Muktamar KAMMI 2019: Terbukanya Kotak Pandora (Bagian 2)

The Columnist berkomitmen dalam turut mendukung perkembangan gerakan mahasiswa di Indonesia. Oleh sebab itu, menjelang Muktamar KAMMI ke-XI pada 11-15 Desember mendatang di Jawa Timur, The Columnist akan membuka ruang bagi aktivis yang ingin berbagi gagasannya. Dan kali ini, kami merasa beruntung diberi kepercayaan untuk menerbitkan gagasan Adhe Nuansa Wibisono, Ketua Majelis Pertimbangan KAMMI Turki. (Editor-bagian pertama)
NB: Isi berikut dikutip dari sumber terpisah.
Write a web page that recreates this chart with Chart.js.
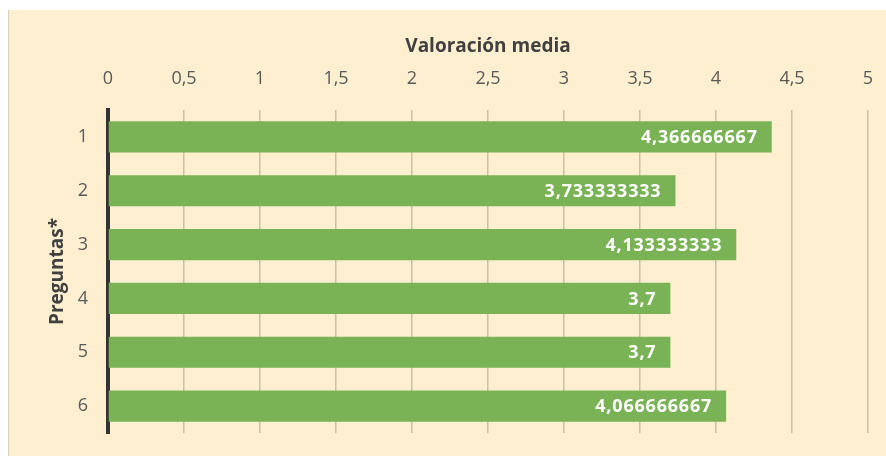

Perang Proxy PKS – Gelora di Muktamar KAMMI
Peristiwa penting lainnya yang diperkirakan akan mempengaruhi dinamika internal KAMMI adalah kelahiran Partai Gelora pada awal November 2019. Seperti yang diketahui, kelahiran Partai Gelora ini adalah buntut dari konflik panjang yang mendera PKS. Persaingan antara dua faksi utama dalam PKS, yaitu faksi keadilan dan faksi kesejahteraan, ini berakhir dengan tersingkirnya elite-elite faksi kesejahteraan seperti Anis Matta, Fahri Hamzah dan Mahfudz Siddiq dalam posisi-posisi kunci di PKS.
Respon perlawanan awal yang diberikan oleh faksi kesejahteraan adalah dengan mendirikan ormas bernama Gerakan Arah Baru Indonesia (GARBI) yang menampung simpatisan dan pendukung Anis Matta. Konflik ini semakin meruncing dengan tindakan sapu bersih yang dilakukan oleh elite faksi keadilan kepada fungsionaris DPW dan DPD PKS di seluruh Indonesia yang dianggap sebagai loyalis Anis Matta.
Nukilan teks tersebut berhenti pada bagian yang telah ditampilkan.